Consider a general region bounded by \(y=f(x)\) in the interval \([a,b]\) .

• Divide the length \((b-a)\) into \(n\) equal parts, each equal to \(\Delta x = \dfrac{b-a}{n}\)

\(x_1 =a+\Delta x\)

\(x_2 = a+2\,\Delta\,x\)

\(\vdots\)

\(x_{n-1}\;=a+(n-1)\,\Delta \,x\)

As  \(n\) increases these rectangles become thinner and thinner and approximation  become more and more accurate.

• When  \(x \to\infty\)  this becomes exact area.

        \(\therefore A= \lim\limits _{x\to\infty} R_n = \lim\limits _{x\to\infty} L_n \)  both limits will take the same value .

 \(A= \lim\limits _{x\to\infty} R_n\, =\lim\limits _{x\to\infty}\underbrace {\left(\dfrac{b-a}{n}\right)}_{\text {Width of each rectangle}}\left[\underbrace {f(x_1)}_{\text {Height of 1st rectangle}}+f(x_2)+.....f(x_n)\right]\)

\(=\lim\limits_{x\to\infty}(\Delta\,x)\,\sum\limits_{i=1}^n\,f(x_i) \to\Delta\,x= \dfrac{b-a}{n}, \,x_i = a+i\,\Delta\,x \ and \;\sum\) means the value of \(i\)varies from 1 to \(n \) .

\(A=\lim\limits_{x\to\infty}L_n=\lim\limits_{x\to\infty}\left( \dfrac{b-a}{n}\right)[f(a)+f(x_1)+.....f(x_{n-1})]\)

\(= \lim\limits_{x\to\infty}\,(\Delta\,x)\sum\limits^n_{i=1} f(x_{i-1})\to (a=x_0)\)

\(\Rightarrow A=\lim\limits_{x\to\infty}\,\sum\limits_{i=1}^n f(x_{i}) \,\Delta\,x = \lim\limits_{x\to\infty} \,\,\sum \limits ^n_{i=1} f(x_{i-1})\,\Delta \,x\)

\(\therefore\) Area = \(\lim\limits_{n\to \infty}\,\sum\limits_{i=1}^{n}\, \Big ( f(a+i\,\Delta x) \;\Delta x\Big) \)

Area bounded by \(y=f(x)\) and the lines \(x=a\) and \(x=b\), where \(\Delta x=\dfrac {b-a}{n}\).

• Consider the velocity time graph of a particle as shown.

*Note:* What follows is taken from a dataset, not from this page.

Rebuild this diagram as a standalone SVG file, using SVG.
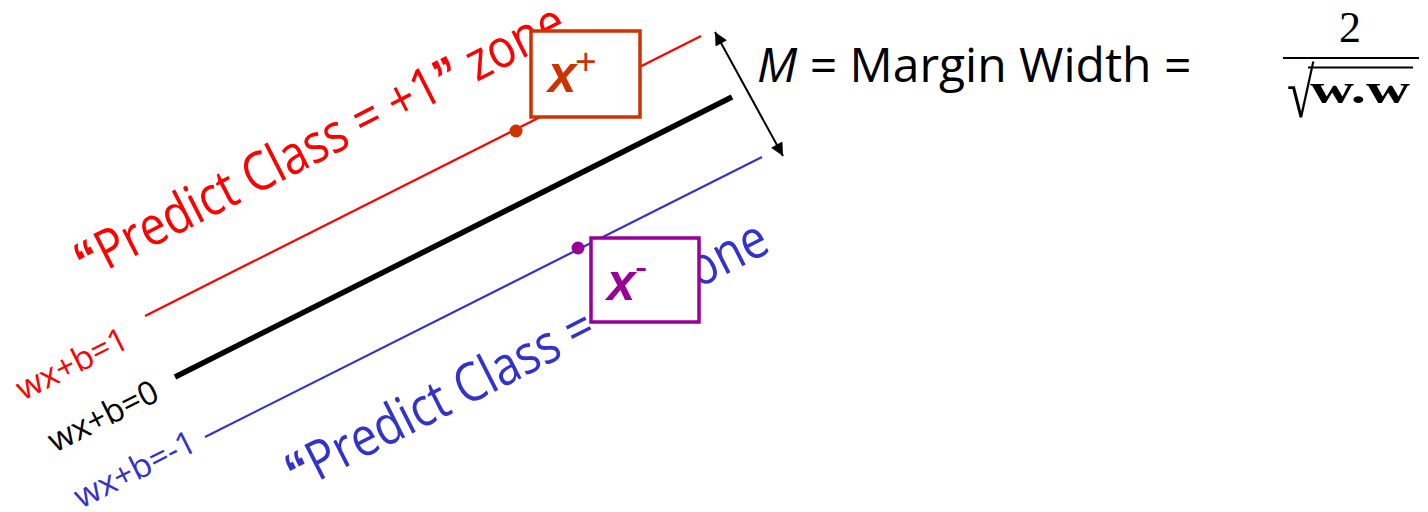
<svg xmlns="http://www.w3.org/2000/svg" width="1428" height="512" viewBox="0 0 1428 512">
<style>
.os{font-family:"Open Sans","Noto Sans",sans-serif}
.q{font-family:"Liberation Sans",Arial,sans-serif;font-weight:bold}
.red{fill:#FF0000}
.blue{fill:#3333CC}
.big{font-size:54px}
.lab{font-size:33px}
.box{fill:#ffffff;stroke-width:3.5}
.bx{font-family:"Liberation Sans",Arial,sans-serif;font-weight:bold;font-style:italic;font-size:51px}
.sup{font-family:"Liberation Sans",Arial,sans-serif;font-size:37px}
.serif{font-family:"Liberation Serif","Times New Roman",serif}
</style>
<defs>
<marker id="ah" viewBox="0 0 10 10" refX="10" refY="5" markerWidth="17" markerHeight="13" markerUnits="userSpaceOnUse" orient="auto-start-reverse">
<path d="M0,0 L10,5 L0,10 z" fill="#000000"/>
</marker>
</defs>

<g id="connectors">
<line id="plus-plane" x1="145" y1="316" x2="701" y2="36" stroke="#FF0000" stroke-width="2.2"/>
<line id="decision-boundary" x1="175" y1="377" x2="732" y2="97" stroke="#000000" stroke-width="5.5"/>
<line id="minus-plane" x1="205" y1="437" x2="762" y2="157" stroke="#3333CC" stroke-width="2.2"/>
<line id="margin-arrow" x1="715" y1="32" x2="783" y2="156" stroke="#000000" stroke-width="2" marker-start="url(#ah)" marker-end="url(#ah)"/>
</g>

<g id="zone-labels">
<text class="os big red" transform="translate(86,281) rotate(-27)" textLength="543" lengthAdjust="spacingAndGlyphs"><tspan class="q">“</tspan>Predict Class = +1<tspan class="q">”</tspan> zone</text>
<text class="os big blue" transform="translate(297,492) rotate(-26.9)" textLength="533" lengthAdjust="spacingAndGlyphs"><tspan class="q">“</tspan>Predict Class = -1<tspan class="q">”</tspan> zone</text>
</g>

<g id="plane-labels">
<text class="os lab red" transform="translate(23,401) rotate(-26.7)" textLength="121" lengthAdjust="spacingAndGlyphs">wx+b=1</text>
<text class="os lab" fill="#000000" transform="translate(55,453) rotate(-26.7)" textLength="119" lengthAdjust="spacingAndGlyphs">wx+b=0</text>
<text class="os lab blue" transform="translate(81,509) rotate(-26.7)" textLength="132" lengthAdjust="spacingAndGlyphs">wx+b=-1</text>
</g>

<g id="support-points">
<circle cx="516" cy="131" r="6.5" fill="#CC3300"/>
<circle cx="578" cy="248" r="6.5" fill="#990099"/>
</g>

<g id="xplus">
<rect class="box" x="531" y="31" width="109" height="86" stroke="#CC3300"/>
<text class="bx" x="548" y="92" fill="#CC3300">x</text>
<text class="sup" x="575" y="74" fill="#CC3300">+</text>
</g>

<g id="xminus">
<rect class="box" x="591" y="238" width="108" height="84" stroke="#990099"/>
<text class="bx" x="607" y="300" fill="#990099">x</text>
<text class="sup" x="635" y="279" fill="#990099">-</text>
</g>

<g id="margin-label">
<text class="os" font-size="48" x="757" y="82" fill="#000000"><tspan font-style="italic">M</tspan> = Margin Width =</text>
</g>

<g id="formula">
<text class="serif" font-size="44" x="1350" y="42" text-anchor="middle" fill="#000000">2</text>
<line x1="1283" y1="58" x2="1419" y2="58" stroke="#000000" stroke-width="2"/>
<text class="serif" font-size="50" transform="translate(1287,117) scale(1,1.4)" fill="#000000">√</text>
<line x1="1308" y1="67.5" x2="1413" y2="67.5" stroke="#000000" stroke-width="1.8"/>
<text class="serif" font-weight="bold" font-size="43" x="1310" y="103" textLength="100" lengthAdjust="spacingAndGlyphs" fill="#000000">w.w</text>
</g>
</svg>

• If we break the time interval [a, b] into many equal parts (say n) each measuring \(\dfrac {b-a}{n}=\Delta t\), and draw rectangles similar to area problem, we see that area of each rectangle will be the distance covered by particle in that small time interval..
• Let \(v=f(t)\), \((a\leq t \leq b)\)   \([\,f(t)>0\,]\) .
• Distance = \(f(t_0)\Delta t+f(t_1)\Delta t+\dots f(t_{n-1})\Delta t\)\(=\sum\limits_{i=1}^{n-1}\,f(t_{i-1})\Delta t\) (If we take the left end point for height of rectangle)
• Distance = \(f(t_1)\Delta t+f(t_2)\Delta t+\dots f(t_{n})\Delta t\)\(=\sum\limits_{i=1}^{n}\,f(t_{i})\Delta t\) (If we take the right end point for height of rectangle)

Instead of using Left end points \((L_n)\) or Right end points \((R_n)\) for approximating area,

we can use height of any point \(x_i^*\) which lies between \(x_{i-1}\) and \(x_i\).

\(x_1^*\to\) between \(x_0\) and \(x_1\) (or \(a\) and \(x_1\))

\(x_2^*\to\) between \(x_1\) and \(x_2\) 

\(\vdots\)

\(x_n^*\to\) between \(x_{n-1}\) and \(b\)

• Therefore, general expression for area \(A=\lim\limits_{x\to\infty}\;f(x_1^*)\,\Delta x+ f(x_2^*)\,\Delta x+\dots f(x_n^*)\,\Delta x\)

              \(=\lim\limits_{x\to\infty}\; \sum\limits_{i=1}^n\,f(x_i^*) \Delta x\)

• If we choose \(x_i^*\) to be the maximum height in each respective sub interval, we get the upper sum or the upper estimate of the area.
• If we choose \(x_i^*\) to be the minimum height in each respective sub interval we get the lower sum or the lower estimate of the area.

Tall rectangles \(\to\)upper sum.

For constant velocity motion, the distance traveled by a particle is given by 

Distance = Speed × time

D = v × t

• If 'v' varies with time, then estimate the distance by taking suitable sub intervals of time and assuming that velocity is constant in these intervals.